After last week’s VP debate, everybody and her damn brother asked me about the Paul Ryan “Navy is smallest since World War I” line. And so I decided to devote this week’s Diplomat column to just this question:
May 31, 1916 marks a convenient snapshot for the relative position of the USN. The two largest flotillas in the world, the German High Seas Fleet and the British Grand Fleet, had agreed to conduct a joint fleet review in the North Sea. The capital ship strength of the Grand Fleet consisted of twenty-eight dreadnought battleships and nine modern battlecruisers. These were supported by eight armored cruisers, twenty-six light cruisers, and seventy-eight destroyers. With the exception of the armored cruisers, virtually the entirety of the Grand Fleet had entered service in the seven years prior to the battle. The High Seas Fleet brought a smaller posse to the party, with only sixteen dreadnoughts and five battlecruisers, plus six pre-dreadnought battleships. Eleven light cruisers and sixty-one destroyers rounded out the German contribution, which was of similar vintage to that of the Royal Navy. Both the British and the Germans left reserve forces at home.
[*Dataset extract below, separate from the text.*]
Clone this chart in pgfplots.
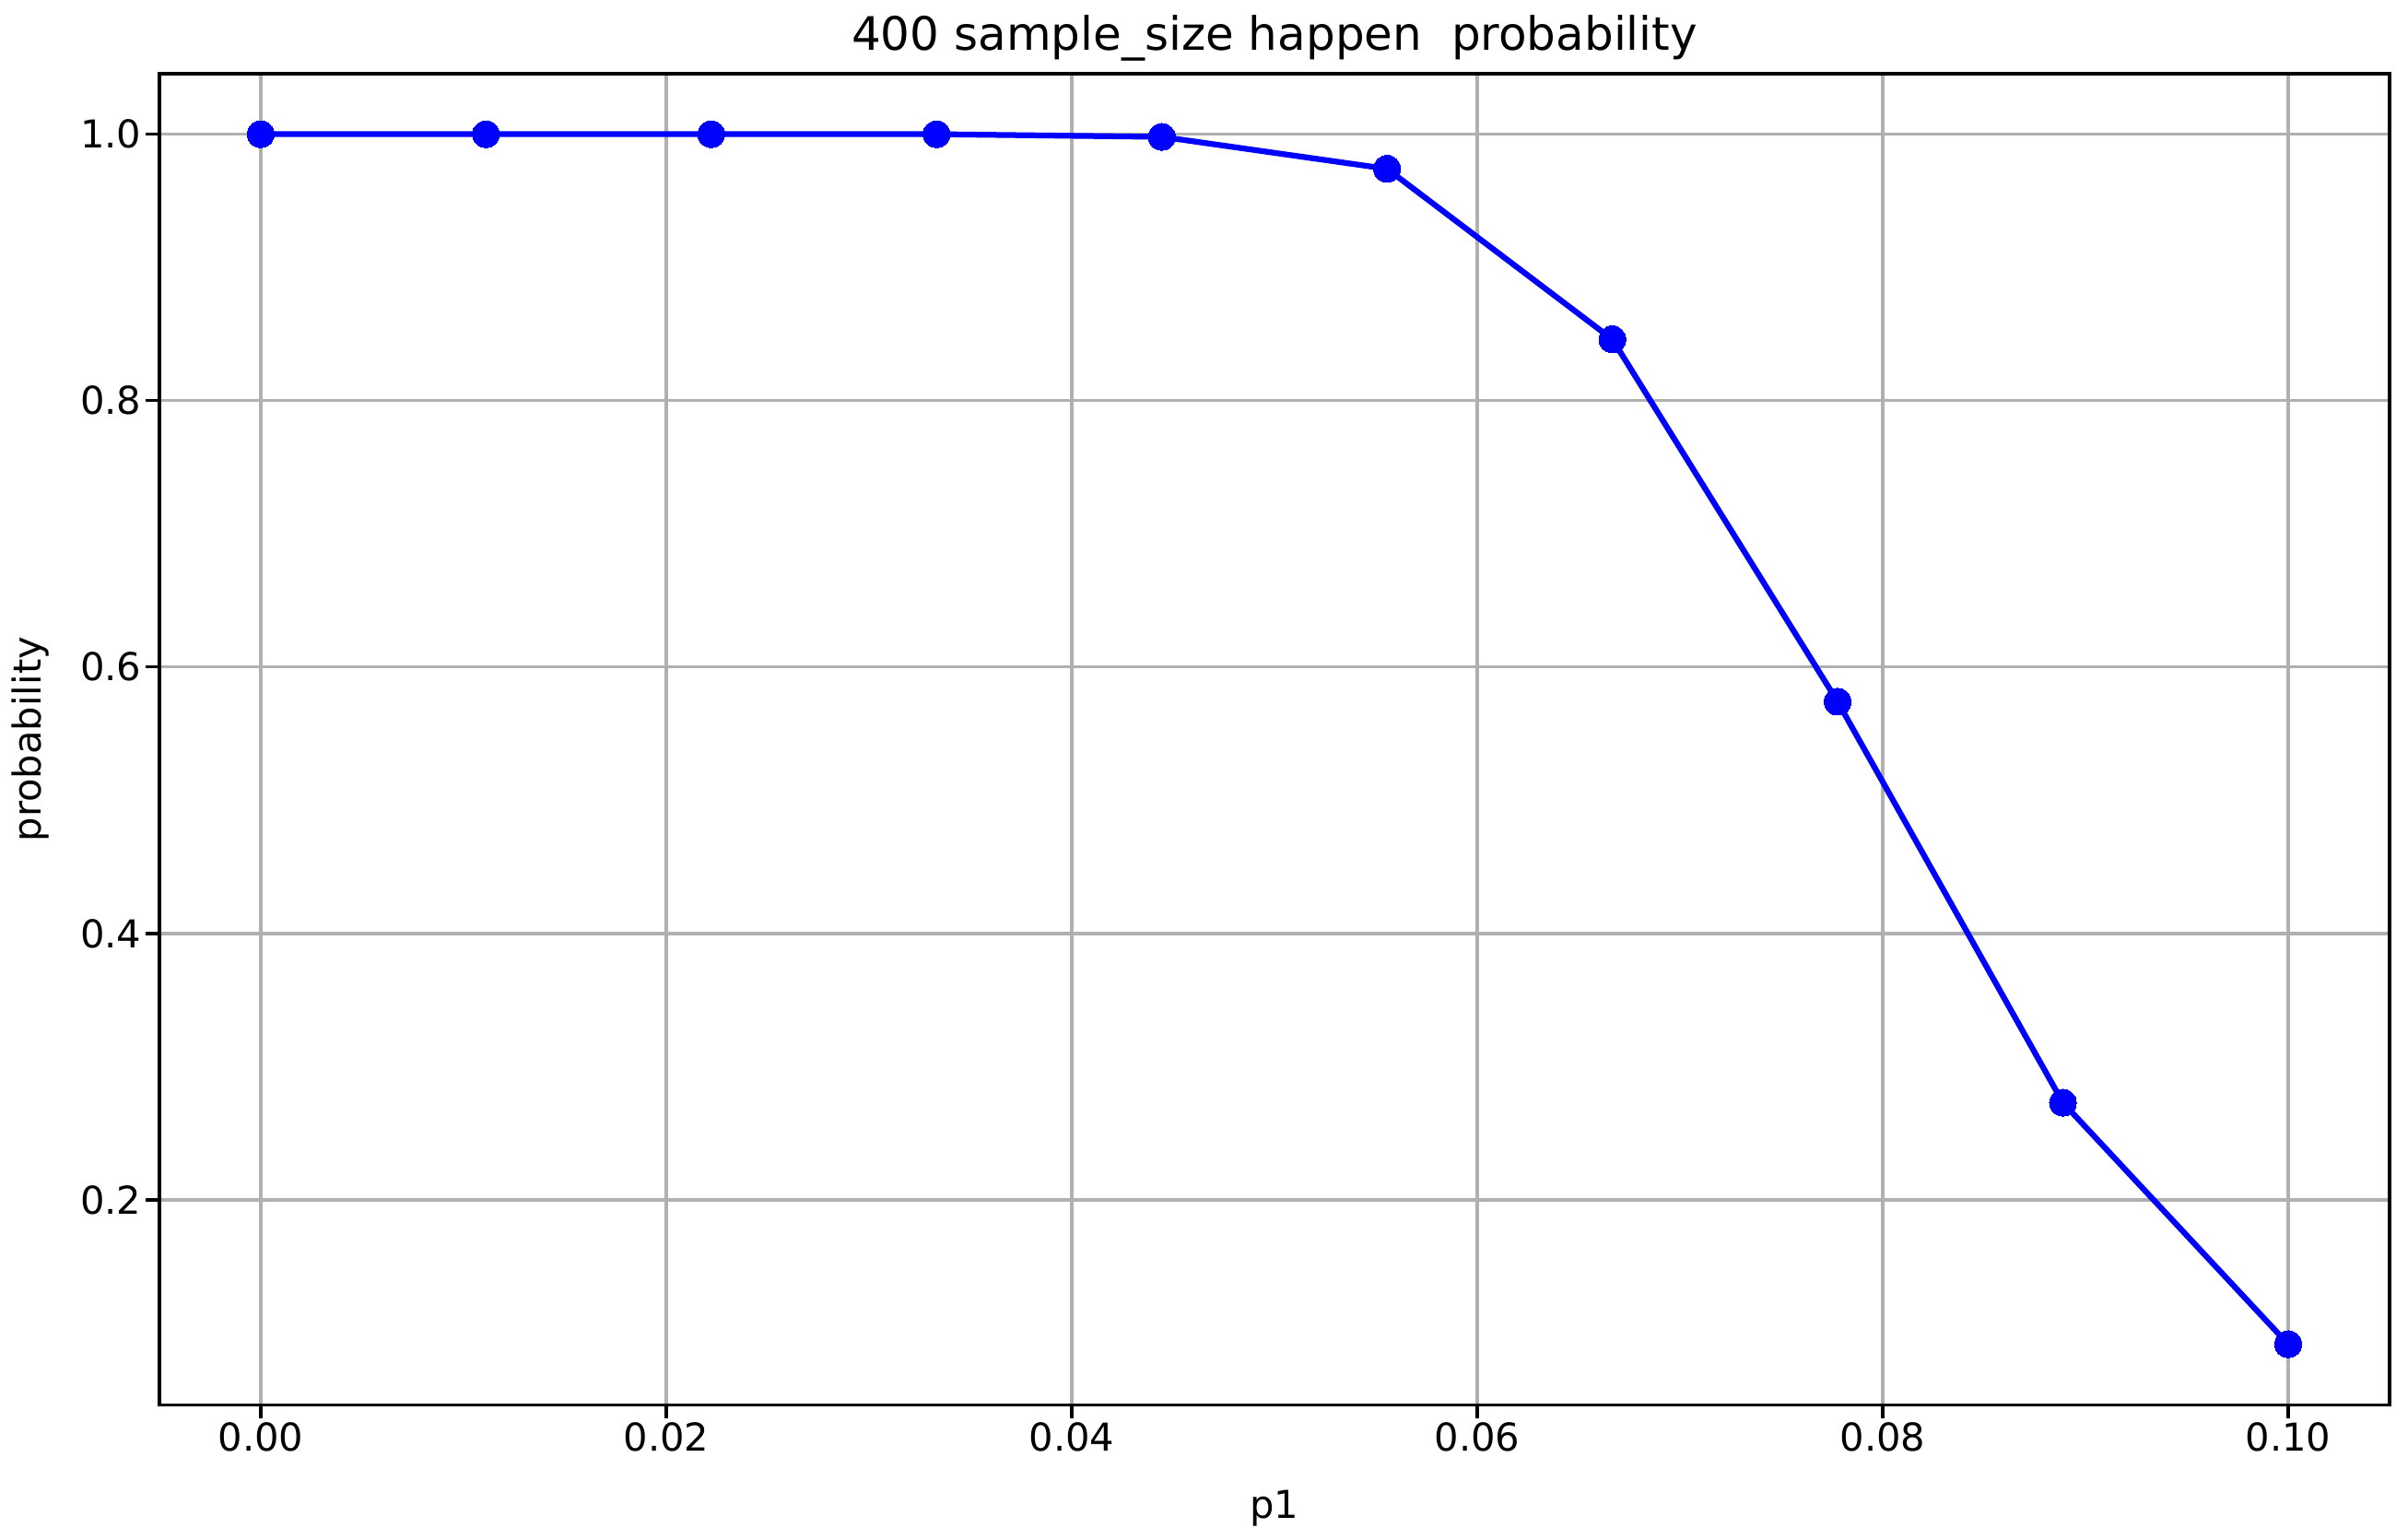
\documentclass[border=0pt]{standalone}
\usepackage{fontspec}
\setmainfont{DejaVu Sans}
\usepackage{pgfplots}
\pgfplotsset{compat=1.18}
\definecolor{mplgrid}{HTML}{B0B0B0}
\begin{document}
\begin{tikzpicture}
\useasboundingbox (-41.5pt,-35.0pt) rectangle (585.6pt,365.8pt);
\begin{axis}[
  at={(0,0)}, anchor=south west,
  scale only axis, width=580.8pt, height=346.6pt,
  xmin=-0.005, xmax=0.105, ymin=0.0463, ymax=1.0454,
  xtick={0,0.02,0.04,0.06,0.08,0.1},
  ytick={0.2,0.4,0.6,0.8,1.0},
  /pgf/number format/assume math mode=true,
  xticklabel={\pgfmathprintnumber[fixed,fixed zerofill,precision=2]{\tick}},
  yticklabel={\pgfmathprintnumber[fixed,fixed zerofill,precision=1]{\tick}},
  scaled x ticks=false, scaled y ticks=false,
  tick align=outside, major tick length=3.5pt,
  tick style={black, line width=0.8pt},
  axis line style={line width=0.8pt},
  xtick pos=bottom, ytick pos=left,
  grid=major,
  major grid style={color=mplgrid, line width=0.8pt},
  ticklabel style={font=\fontsize{10}{12}\selectfont},
  xticklabel style={inner sep=0pt, anchor=north, yshift=-0.9pt},
  yticklabel style={inner sep=0pt, anchor=east, xshift=-1.0pt},
  clip=false,
]
\addplot[blue, line width=1.5pt, mark=*, mark size=3.5pt,
  mark options={fill=blue, draw=blue, line width=0pt}] coordinates {
  (0.000000,1.0)
  (0.011111,1.0)
  (0.022222,1.0)
  (0.033333,1.0)
  (0.044444,0.998)
  (0.055556,0.974)
  (0.066667,0.846)
  (0.077778,0.574)
  (0.088889,0.273)
  (0.100000,0.0917)
};
\node[anchor=base, inner sep=0pt, font=\fontsize{12}{14}\selectfont] at (axis description cs:0.5,1) [yshift=6pt] {400 sample\_size happen\ \ probability};
\node[anchor=base, inner sep=0pt, font=\fontsize{10}{12}\selectfont] at (axis description cs:0.5,0) [yshift=-29.5pt] {p1};
\node[xshift=-30.7pt, anchor=base, inner sep=0pt, rotate=90, font=\fontsize{10}{12}\selectfont] at (axis description cs:0,0.5) {probability};
\end{axis}
\end{tikzpicture}
\end{document}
By comparison, the USN possessed twelve dreadnoughts (including USS Oklahoma, commissioned just weeks before Jutland) and no battlecruisers. The second string was made up of a bewildering array of light, armored, and protected cruisers, few equal to their German or British contemporaries. The USN operated sixty-one destroyers, although most were older and smaller than their European equivalents.
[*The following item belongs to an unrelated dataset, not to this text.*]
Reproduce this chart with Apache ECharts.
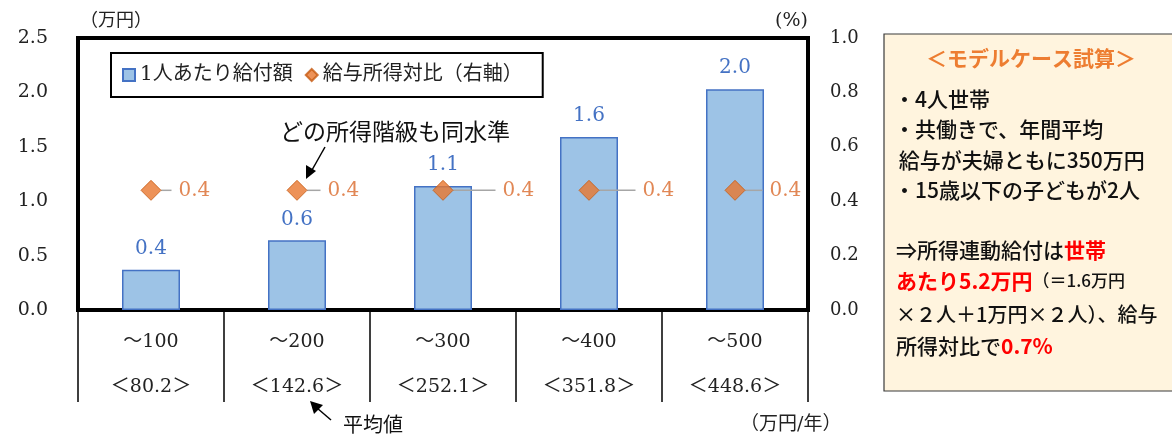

Tragically, the editors at the Diplomat had the good sense to cut this line short:
Nevertheless, the talking point has a certain power because the underlying facts are (somewhat) true, and a full appraisal of the claim requires space, time, and an over-developed appreciation of the silly. The Diplomat has space, I have time, and I regularly interact with three year olds. Let’s take Representative Ryan’s claim seriously.